* **TASK DETAILS**:
Return only the number of lines in the entries below that hold the word "this".

* **LISTED ENTRIES**:
= = = = = = =
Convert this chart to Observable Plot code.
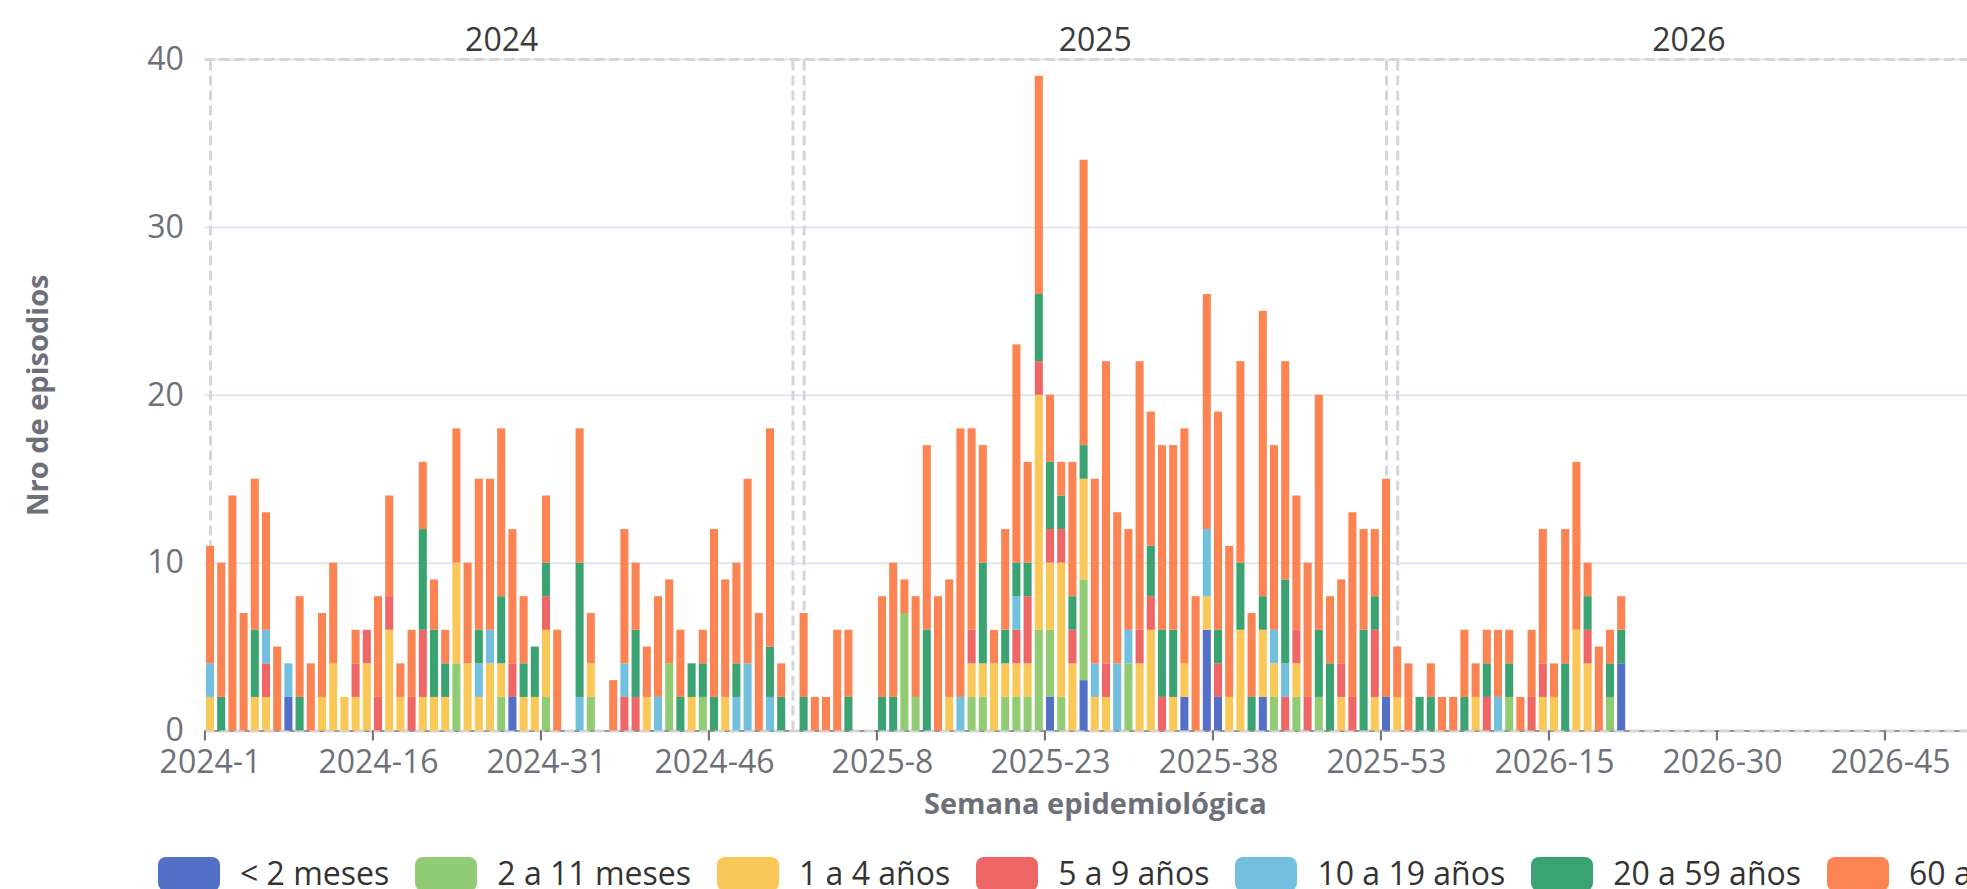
= = = = = = =
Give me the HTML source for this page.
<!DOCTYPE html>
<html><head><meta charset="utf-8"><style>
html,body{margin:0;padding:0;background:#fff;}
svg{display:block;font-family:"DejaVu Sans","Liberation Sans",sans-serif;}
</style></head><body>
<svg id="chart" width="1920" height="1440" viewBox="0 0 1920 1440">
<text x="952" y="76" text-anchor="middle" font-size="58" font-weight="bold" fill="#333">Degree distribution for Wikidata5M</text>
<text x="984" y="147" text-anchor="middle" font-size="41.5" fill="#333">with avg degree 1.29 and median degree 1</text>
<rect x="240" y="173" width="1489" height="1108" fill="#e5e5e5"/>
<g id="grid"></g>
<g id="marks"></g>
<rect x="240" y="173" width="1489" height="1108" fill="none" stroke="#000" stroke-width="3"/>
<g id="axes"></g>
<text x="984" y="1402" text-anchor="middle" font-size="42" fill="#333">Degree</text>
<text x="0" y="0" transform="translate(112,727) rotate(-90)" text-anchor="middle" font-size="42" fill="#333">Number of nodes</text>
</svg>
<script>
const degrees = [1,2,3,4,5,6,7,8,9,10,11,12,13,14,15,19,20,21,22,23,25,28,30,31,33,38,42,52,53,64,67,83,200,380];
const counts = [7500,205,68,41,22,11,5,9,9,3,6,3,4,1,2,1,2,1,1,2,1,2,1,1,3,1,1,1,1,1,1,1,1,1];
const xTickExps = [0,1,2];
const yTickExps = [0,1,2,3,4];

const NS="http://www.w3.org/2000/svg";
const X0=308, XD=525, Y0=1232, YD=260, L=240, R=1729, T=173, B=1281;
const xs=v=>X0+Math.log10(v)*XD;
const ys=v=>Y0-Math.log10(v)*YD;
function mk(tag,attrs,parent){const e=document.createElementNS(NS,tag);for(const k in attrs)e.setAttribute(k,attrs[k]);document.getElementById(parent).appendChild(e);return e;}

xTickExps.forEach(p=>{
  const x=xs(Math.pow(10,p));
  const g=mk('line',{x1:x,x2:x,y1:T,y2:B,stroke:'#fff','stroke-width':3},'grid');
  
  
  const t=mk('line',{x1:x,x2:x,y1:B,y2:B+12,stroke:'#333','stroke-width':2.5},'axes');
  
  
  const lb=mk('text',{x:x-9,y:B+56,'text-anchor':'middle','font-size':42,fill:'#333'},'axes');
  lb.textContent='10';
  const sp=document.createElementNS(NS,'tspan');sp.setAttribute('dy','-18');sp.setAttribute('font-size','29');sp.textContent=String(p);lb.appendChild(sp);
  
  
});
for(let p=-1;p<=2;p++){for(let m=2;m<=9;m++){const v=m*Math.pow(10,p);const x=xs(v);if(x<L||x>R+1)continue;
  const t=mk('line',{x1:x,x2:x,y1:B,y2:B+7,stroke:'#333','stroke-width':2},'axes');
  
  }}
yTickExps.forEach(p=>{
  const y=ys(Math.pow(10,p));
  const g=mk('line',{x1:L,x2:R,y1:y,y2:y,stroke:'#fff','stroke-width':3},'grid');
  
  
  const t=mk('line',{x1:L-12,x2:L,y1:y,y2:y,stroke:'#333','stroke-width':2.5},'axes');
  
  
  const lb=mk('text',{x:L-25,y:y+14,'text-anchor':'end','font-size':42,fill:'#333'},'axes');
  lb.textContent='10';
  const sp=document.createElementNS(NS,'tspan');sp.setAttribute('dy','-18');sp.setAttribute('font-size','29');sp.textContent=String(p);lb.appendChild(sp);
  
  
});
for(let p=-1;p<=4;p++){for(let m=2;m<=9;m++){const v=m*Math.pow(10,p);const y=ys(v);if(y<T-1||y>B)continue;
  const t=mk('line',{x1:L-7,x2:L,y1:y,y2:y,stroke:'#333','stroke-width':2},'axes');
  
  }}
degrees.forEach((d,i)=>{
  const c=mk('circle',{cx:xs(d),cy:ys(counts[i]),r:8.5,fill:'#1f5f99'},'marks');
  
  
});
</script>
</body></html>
= = = = = = =
* **FINISHED EXERCISE**:
2